On peut se montrer optimiste dans la mesure où les nouveaux membres de l'UE reconnaissent l'importance de la mémoire de la Shoah. Cette évolution est relativement rapide. Par contre, au niveau des sociétés, l'antisémitisme (souvent instrumentalisé par des partis politiques comme le Fidesz en Hongrie) reste vivace et les populations d'Europe centrale et orientale ont l'impression qu'on leur impose une mémoire, celle de la Shoah sans qu'on reconnaisse leurs souffrances liées à la domination soviétique.
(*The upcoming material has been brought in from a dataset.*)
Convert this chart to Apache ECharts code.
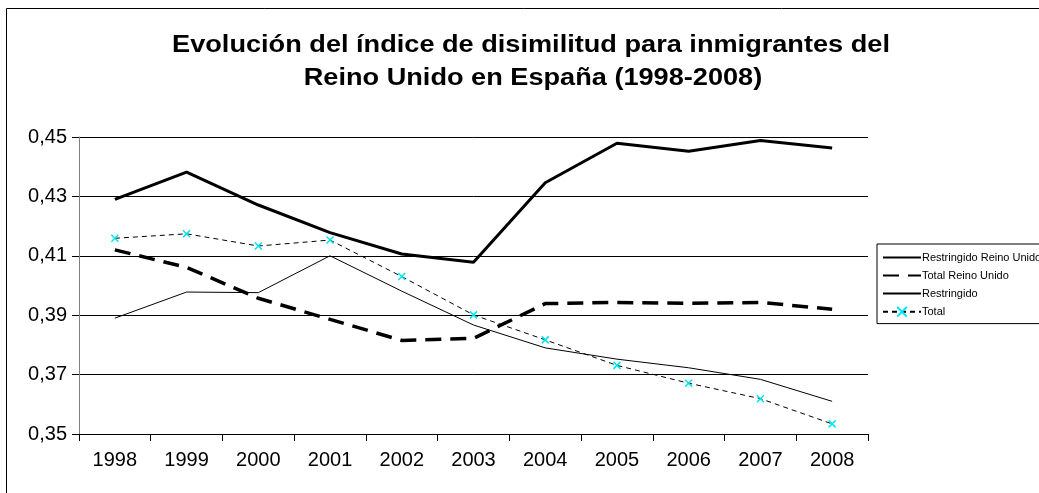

Il faut multiplier les échanges, travailler sur la mémoire avec les jeunes générations (ne pas les enfermer dans une mémoire nationale patriotique à l’image de ce qui se passe en France avec la lettre à Guy Môquet). L’idée est, sur le modèle de Semprun, d’aboutir à une reconnaissance et un partage des mémoires respectives afin d’aboutir à une « mémoire européenne juste » (P. Ricœur).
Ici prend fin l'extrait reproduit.